Check every line below for the word "this" and copy the ones that have it.

* _Extracted records_:
◇ ◇ ◇

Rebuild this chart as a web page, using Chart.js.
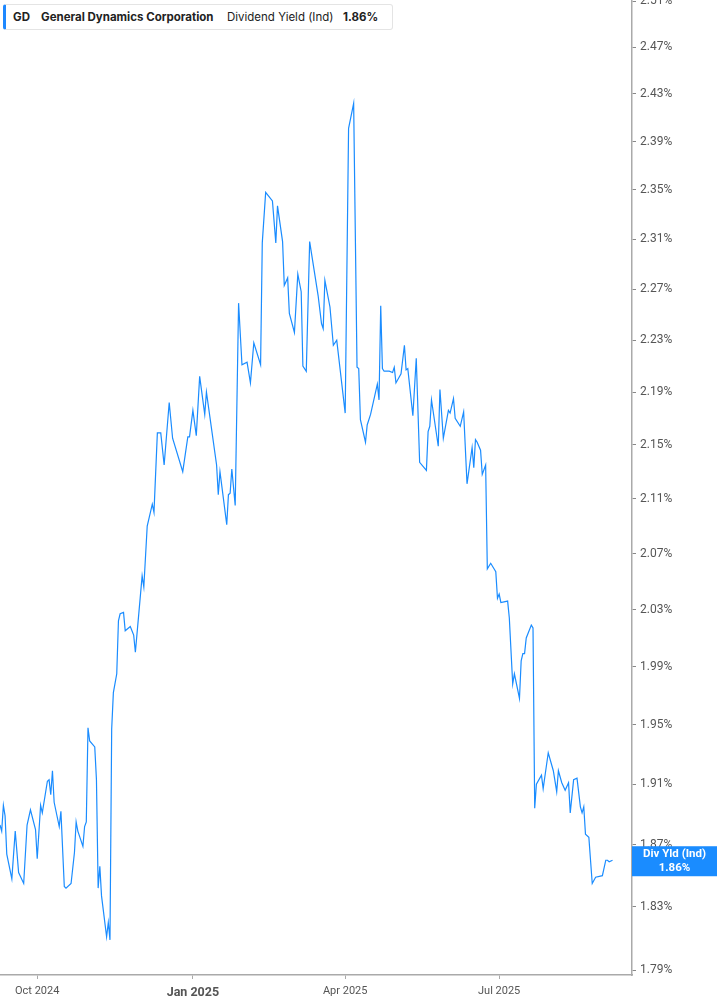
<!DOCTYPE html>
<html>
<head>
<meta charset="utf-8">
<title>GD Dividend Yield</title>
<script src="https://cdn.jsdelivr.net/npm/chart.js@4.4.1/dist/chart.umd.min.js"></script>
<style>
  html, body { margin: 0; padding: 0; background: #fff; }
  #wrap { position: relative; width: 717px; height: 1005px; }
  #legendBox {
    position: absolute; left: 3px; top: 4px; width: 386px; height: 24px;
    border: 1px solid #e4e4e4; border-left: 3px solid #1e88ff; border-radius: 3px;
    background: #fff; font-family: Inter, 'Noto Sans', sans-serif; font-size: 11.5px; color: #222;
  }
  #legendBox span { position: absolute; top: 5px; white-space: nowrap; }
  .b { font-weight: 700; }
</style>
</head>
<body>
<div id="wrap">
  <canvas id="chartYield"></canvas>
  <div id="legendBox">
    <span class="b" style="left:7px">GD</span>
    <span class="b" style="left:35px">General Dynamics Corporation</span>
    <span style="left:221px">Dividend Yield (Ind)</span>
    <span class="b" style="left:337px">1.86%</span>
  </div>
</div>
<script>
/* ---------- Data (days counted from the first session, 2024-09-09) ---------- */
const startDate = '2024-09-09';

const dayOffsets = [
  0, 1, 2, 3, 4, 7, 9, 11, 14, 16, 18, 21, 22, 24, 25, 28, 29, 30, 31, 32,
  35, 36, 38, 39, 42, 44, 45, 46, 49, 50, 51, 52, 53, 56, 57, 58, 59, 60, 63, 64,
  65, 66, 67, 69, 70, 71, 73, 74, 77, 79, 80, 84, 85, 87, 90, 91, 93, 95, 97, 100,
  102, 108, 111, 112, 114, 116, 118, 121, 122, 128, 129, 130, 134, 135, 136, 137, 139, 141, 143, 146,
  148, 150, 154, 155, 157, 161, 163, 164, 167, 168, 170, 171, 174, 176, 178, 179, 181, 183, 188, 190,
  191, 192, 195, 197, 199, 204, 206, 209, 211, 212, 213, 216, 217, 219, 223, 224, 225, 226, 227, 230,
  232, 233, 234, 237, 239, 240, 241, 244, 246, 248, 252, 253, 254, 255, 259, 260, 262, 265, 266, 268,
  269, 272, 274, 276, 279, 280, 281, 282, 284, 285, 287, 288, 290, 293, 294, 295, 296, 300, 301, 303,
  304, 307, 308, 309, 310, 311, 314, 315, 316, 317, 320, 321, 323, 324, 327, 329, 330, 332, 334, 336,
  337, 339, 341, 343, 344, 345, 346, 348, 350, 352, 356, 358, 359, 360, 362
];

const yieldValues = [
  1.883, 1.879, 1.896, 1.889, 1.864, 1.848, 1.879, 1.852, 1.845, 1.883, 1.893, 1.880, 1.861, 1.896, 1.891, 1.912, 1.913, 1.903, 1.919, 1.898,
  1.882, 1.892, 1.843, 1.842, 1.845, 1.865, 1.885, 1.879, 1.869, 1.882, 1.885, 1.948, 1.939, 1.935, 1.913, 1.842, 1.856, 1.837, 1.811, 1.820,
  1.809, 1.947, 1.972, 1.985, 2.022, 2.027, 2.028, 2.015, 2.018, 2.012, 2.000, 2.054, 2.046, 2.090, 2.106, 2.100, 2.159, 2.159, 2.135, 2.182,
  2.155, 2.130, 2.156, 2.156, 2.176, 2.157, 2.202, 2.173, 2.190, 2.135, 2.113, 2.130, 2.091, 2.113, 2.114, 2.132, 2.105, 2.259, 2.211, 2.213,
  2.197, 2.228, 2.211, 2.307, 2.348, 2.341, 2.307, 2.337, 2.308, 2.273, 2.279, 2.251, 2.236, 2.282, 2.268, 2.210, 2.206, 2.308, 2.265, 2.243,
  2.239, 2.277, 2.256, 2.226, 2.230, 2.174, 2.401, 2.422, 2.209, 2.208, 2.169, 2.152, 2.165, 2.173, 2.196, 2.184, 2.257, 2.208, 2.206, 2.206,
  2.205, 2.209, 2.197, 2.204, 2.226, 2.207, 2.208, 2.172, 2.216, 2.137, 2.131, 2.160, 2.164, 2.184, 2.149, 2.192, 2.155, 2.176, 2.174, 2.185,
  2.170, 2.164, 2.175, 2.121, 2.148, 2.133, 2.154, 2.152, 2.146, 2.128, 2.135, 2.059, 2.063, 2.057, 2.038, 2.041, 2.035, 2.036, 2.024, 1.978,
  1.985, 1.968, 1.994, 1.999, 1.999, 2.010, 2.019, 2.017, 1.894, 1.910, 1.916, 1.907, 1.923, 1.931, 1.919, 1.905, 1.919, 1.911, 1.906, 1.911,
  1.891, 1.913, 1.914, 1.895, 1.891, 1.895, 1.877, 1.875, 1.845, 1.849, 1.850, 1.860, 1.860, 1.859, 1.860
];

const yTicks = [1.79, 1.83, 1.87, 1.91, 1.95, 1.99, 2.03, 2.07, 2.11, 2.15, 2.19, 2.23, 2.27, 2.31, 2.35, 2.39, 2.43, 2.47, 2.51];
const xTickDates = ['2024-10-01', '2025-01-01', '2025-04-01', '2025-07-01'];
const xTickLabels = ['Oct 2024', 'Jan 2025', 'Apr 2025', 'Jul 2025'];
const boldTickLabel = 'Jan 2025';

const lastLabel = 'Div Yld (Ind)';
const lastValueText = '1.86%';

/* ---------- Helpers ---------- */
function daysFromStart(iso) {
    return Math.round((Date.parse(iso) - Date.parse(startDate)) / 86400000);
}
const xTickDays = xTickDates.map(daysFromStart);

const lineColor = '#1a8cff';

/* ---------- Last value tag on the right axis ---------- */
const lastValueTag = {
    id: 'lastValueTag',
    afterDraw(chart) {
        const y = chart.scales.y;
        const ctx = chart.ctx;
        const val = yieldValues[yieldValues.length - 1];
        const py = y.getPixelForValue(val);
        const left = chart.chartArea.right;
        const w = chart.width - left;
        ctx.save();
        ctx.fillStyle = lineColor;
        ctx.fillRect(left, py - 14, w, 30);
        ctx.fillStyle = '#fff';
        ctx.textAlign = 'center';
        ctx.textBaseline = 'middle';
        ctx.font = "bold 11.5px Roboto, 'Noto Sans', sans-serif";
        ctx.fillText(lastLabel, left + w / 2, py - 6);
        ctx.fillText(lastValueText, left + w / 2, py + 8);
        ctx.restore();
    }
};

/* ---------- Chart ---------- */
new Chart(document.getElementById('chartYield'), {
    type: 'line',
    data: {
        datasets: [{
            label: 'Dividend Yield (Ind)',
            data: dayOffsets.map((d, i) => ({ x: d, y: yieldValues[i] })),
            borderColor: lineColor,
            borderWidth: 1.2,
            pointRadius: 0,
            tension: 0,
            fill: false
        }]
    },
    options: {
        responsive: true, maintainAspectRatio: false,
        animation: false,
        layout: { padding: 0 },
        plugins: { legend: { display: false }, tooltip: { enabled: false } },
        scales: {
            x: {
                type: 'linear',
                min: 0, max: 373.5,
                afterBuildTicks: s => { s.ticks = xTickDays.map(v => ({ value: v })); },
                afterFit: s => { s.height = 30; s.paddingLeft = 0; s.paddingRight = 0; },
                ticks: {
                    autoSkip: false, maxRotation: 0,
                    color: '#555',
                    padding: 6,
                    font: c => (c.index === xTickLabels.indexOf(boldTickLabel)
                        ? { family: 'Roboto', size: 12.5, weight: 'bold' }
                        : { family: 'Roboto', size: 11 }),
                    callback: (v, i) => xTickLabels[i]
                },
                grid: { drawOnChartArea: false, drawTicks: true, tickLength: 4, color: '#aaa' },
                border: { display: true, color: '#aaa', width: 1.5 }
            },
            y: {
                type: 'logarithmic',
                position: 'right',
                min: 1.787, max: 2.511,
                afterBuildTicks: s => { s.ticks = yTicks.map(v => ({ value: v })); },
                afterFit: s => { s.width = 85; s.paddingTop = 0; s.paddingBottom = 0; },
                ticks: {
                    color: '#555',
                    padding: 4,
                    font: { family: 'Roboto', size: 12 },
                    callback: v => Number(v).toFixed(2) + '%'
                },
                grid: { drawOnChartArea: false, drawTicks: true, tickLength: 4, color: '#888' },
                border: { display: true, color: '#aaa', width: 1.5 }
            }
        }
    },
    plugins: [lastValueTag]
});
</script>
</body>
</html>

◇ ◇ ◇

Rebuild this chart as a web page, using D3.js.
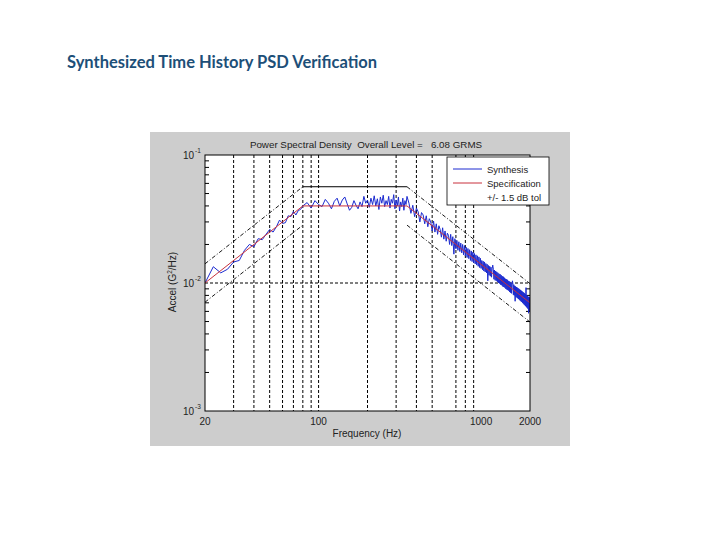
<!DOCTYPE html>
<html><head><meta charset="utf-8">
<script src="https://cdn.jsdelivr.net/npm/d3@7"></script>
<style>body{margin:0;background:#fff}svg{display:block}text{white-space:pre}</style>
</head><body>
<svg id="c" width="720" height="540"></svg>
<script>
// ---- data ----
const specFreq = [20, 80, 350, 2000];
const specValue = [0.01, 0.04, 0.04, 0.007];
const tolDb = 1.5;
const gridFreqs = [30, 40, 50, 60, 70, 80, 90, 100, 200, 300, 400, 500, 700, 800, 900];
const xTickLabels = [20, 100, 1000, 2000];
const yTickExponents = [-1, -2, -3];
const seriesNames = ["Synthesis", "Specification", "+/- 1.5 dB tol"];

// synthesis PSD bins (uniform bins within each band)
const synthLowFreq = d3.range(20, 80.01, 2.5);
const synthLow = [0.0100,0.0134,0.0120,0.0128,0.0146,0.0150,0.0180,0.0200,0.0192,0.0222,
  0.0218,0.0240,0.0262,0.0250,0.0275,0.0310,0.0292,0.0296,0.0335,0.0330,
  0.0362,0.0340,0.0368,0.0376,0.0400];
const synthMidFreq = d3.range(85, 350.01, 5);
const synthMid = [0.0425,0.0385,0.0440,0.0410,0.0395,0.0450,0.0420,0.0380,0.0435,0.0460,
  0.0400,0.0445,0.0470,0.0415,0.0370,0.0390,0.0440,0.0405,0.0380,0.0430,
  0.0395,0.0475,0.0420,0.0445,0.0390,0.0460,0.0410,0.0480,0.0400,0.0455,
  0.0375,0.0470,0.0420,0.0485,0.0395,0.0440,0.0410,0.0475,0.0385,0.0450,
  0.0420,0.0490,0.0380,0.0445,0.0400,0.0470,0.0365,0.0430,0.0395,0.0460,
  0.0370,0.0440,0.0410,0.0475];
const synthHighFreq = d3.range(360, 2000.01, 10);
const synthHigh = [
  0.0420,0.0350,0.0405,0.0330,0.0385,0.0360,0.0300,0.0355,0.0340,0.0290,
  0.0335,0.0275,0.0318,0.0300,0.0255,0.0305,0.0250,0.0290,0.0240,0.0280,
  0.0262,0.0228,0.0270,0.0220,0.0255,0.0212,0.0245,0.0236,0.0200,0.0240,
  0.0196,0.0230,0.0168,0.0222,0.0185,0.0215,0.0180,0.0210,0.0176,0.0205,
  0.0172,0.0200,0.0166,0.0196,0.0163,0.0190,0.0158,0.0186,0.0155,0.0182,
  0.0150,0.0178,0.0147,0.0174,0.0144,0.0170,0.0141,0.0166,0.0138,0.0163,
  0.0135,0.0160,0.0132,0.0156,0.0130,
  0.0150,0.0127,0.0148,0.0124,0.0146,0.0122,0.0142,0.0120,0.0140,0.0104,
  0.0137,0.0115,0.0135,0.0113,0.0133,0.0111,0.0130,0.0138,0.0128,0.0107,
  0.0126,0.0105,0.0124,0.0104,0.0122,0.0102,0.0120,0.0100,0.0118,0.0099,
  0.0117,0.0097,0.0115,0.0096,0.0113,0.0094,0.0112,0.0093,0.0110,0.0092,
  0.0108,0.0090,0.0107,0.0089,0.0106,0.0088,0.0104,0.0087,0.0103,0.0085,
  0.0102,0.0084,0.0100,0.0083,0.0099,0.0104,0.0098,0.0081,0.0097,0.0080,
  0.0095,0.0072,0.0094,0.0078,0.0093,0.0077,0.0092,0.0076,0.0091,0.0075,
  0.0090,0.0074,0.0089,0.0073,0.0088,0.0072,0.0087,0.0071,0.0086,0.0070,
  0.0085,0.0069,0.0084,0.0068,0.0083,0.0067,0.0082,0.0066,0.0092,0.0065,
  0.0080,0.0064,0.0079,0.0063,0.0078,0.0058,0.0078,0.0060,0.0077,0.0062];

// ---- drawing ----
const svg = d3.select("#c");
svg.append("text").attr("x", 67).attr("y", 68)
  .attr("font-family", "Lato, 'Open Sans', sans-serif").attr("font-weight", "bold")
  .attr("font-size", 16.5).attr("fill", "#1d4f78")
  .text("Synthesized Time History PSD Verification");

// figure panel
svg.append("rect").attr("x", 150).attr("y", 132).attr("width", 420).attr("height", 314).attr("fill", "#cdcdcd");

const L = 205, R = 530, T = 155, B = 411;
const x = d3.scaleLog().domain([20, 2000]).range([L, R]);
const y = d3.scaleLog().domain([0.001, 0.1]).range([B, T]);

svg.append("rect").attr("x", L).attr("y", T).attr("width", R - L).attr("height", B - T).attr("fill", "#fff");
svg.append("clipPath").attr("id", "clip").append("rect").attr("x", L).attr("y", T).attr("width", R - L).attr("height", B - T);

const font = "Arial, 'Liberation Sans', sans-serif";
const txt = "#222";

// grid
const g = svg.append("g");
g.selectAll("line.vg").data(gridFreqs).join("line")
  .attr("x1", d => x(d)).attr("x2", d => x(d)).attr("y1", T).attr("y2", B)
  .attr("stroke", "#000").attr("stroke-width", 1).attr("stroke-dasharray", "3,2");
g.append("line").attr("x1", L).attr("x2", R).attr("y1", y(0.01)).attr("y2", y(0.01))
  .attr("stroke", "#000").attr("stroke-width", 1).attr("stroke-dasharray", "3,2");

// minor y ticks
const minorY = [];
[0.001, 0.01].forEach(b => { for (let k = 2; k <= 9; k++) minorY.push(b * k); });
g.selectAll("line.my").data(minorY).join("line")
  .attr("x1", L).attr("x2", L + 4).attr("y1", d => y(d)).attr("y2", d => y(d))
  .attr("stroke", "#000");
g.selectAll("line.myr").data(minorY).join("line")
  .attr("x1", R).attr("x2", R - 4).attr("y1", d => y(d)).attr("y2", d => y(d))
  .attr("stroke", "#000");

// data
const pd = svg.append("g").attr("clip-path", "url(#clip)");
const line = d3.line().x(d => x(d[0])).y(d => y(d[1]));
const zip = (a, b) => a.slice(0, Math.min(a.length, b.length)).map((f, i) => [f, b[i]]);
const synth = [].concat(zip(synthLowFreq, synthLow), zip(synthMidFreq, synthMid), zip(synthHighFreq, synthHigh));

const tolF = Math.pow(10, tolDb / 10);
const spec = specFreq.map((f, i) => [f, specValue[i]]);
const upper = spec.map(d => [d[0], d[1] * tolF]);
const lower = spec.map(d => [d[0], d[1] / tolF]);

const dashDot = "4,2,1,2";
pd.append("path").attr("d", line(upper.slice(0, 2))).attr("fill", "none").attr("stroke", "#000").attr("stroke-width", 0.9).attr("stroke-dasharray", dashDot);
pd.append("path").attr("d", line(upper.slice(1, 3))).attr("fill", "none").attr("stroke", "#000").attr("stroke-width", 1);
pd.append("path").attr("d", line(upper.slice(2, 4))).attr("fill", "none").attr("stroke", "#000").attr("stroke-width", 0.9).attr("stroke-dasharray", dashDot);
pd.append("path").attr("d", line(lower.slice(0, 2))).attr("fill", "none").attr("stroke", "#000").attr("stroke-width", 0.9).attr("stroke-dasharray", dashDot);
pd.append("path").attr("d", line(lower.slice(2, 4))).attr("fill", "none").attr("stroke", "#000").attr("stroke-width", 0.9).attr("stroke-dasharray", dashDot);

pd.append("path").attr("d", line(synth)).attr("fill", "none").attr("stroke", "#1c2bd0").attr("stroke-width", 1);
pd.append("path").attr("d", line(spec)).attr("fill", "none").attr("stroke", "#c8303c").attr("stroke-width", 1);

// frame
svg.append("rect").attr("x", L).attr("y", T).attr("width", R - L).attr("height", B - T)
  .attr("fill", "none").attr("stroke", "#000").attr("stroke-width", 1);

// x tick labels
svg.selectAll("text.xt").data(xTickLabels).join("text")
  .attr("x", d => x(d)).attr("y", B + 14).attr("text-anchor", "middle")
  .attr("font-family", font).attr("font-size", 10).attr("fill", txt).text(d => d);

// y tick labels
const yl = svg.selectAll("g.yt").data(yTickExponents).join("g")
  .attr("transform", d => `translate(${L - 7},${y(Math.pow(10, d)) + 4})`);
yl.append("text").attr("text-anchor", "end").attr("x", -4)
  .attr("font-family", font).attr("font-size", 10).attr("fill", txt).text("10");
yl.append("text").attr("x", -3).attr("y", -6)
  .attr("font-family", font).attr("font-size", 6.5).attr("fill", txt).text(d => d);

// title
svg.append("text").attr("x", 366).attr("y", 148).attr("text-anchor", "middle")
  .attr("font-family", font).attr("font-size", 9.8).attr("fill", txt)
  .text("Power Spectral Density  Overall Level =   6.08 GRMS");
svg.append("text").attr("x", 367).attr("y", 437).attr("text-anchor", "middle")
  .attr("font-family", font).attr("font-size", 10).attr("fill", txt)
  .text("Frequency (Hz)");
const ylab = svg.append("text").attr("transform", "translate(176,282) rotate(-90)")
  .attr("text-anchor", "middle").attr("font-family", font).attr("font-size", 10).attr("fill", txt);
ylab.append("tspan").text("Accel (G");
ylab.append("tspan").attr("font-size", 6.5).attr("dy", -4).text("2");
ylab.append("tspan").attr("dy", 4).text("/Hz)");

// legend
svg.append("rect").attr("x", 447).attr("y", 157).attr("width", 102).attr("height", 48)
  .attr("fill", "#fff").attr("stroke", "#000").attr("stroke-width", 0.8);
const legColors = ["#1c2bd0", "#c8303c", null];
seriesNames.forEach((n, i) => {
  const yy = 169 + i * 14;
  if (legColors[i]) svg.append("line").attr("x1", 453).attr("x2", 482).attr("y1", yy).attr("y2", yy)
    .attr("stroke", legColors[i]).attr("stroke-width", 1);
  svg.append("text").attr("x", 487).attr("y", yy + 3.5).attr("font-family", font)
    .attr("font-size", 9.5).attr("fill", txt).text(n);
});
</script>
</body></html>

◇ ◇ ◇

* _Solution to the problem_:
Rebuild this chart as a web page, using Chart.js.
Rebuild this chart as a web page, using D3.js.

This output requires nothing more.